Every line that contains the word "matplotlib" should be copied out.

*****

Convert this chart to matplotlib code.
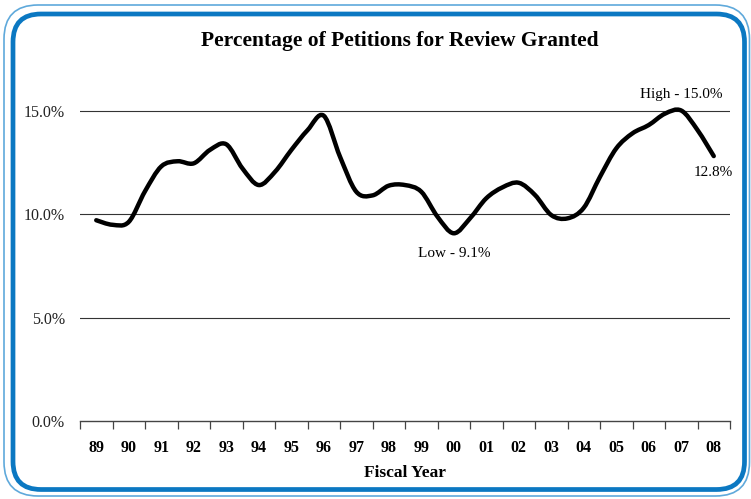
import numpy as np
import matplotlib
matplotlib.use("Agg")
import matplotlib.pyplot as plt
from matplotlib.path import Path
from matplotlib.patches import PathPatch, FancyBboxPatch

# fiscal year labels and half-year readings of the curve (percent)
years = ["89", "90", "91", "92", "93", "94", "95", "96", "97", "98",
         "99", "00", "01", "02", "03", "04", "05", "06", "07", "08"]
pos = np.arange(0, 19.01, 0.5)
pct = [9.70, 9.48, 9.62, 11.10, 12.30, 12.55, 12.45, 13.10, 13.37, 12.20,
       11.40, 12.04, 13.09, 14.05, 14.75, 12.77, 11.08, 10.90, 11.37, 11.40,
       11.08, 9.87, 9.07, 9.79, 10.76, 11.29, 11.51, 10.92, 9.95, 9.79,
       10.30, 11.80, 13.17, 13.90, 14.30, 14.85, 15.00, 14.06, 12.80]

yticks = [0, 5, 10, 15]
ytick_labels = ["0.0%", "5.0%", "10.0%", "15.0%"]

SERIF = "Liberation Serif"
BLUE = "#0B78C2"
LIGHT = "#5FA9DB"


def smooth_path(x, y):
    """catmull-rom through the points, as cubic bezier pieces"""
    p = np.column_stack([x, y])
    ext = np.vstack([p[0], p, p[-1]])
    verts = [p[0]]
    codes = [Path.MOVETO]
    for i in range(len(p) - 1):
        p0, p1, p2, p3 = ext[i], ext[i + 1], ext[i + 2], ext[i + 3]
        c1 = p1 + (p2 - p0) / 6.0
        c2 = p2 - (p3 - p1) / 6.0
        verts += [c1, c2, p2]
        codes += [Path.CURVE4] * 3
    return Path(verts, codes)


fig = plt.figure(figsize=(7.51, 4.99), dpi=100)
W, H = 751, 499

# rounded blue frame (pixel coords)
outer = FancyBboxPatch((4, 3), 745.5, 491, boxstyle="round,pad=0,rounding_size=34",
                       transform=None, fill=False, ec=LIGHT, lw=1.2)
inner = FancyBboxPatch((13, 9.5), 731.5, 475.5, boxstyle="round,pad=0,rounding_size=28",
                       transform=None, fill=False, ec=BLUE, lw=3.4)
fig.patches.extend([outer, inner])

ax = fig.add_axes([80 / W, 78 / H, 650 / W, 341.5 / H])
ax.set_xlim(-0.5, 19.5)
ax.set_ylim(0, 16.5)

for s in ["top", "right", "left"]:
    ax.spines[s].set_visible(False)
ax.spines["bottom"].set_color("#444444")
ax.spines["bottom"].set_linewidth(1.0)

for v in yticks[1:]:
    ax.axhline(v, color="#333333", lw=0.8, zorder=1)

ax.set_yticks(yticks)
ax.set_yticklabels(ytick_labels, fontfamily=SERIF, fontsize=11.5, color="#222222")
ax.tick_params(axis="y", length=0, pad=11)

ax.set_xticks(np.arange(-0.5, 20, 1.0))
ax.set_xticklabels([])
ax.tick_params(axis="x", which="major", direction="out", length=6, width=0.9, color="#444444")
ax.set_xticks(np.arange(len(years)), minor=True)
ax.set_xticklabels(years, minor=True, fontfamily=SERIF, fontsize=11.5, fontweight="bold")
ax.tick_params(axis="x", which="minor", length=0, pad=14)

ax.add_patch(PathPatch(smooth_path(pos, pct), fill=False, ec="black", lw=3.2,
                       capstyle="round", joinstyle="round", zorder=3))

ax.set_xlabel("Fiscal Year", fontfamily=SERIF, fontsize=12.5, fontweight="bold", labelpad=6)

ax.annotate("High - 15.0%", xy=(18, 15.0), xytext=(0, 7), textcoords="offset points",
            ha="center", va="bottom", fontfamily=SERIF, fontsize=11)
ax.annotate("12.8%", xy=(19, 12.8), xytext=(0, -7), textcoords="offset points",
            ha="center", va="top", fontfamily=SERIF, fontsize=11)
ax.annotate("Low - 9.1%", xy=(11, 9.07), xytext=(0, -10), textcoords="offset points",
            ha="center", va="top", fontfamily=SERIF, fontsize=11)

fig.text(400 / W, 1 - 41 / H, "Percentage of Petitions for Review Granted",
         ha="center", va="center", fontfamily=SERIF, fontsize=15.5, fontweight="bold")

fig.savefig("out.png", dpi=100)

*****

Exercise solution
Convert this chart to matplotlib code.
import matplotlib
matplotlib.use("Agg")
import matplotlib.pyplot as plt
from matplotlib.path import Path
from matplotlib.patches import PathPatch, FancyBboxPatch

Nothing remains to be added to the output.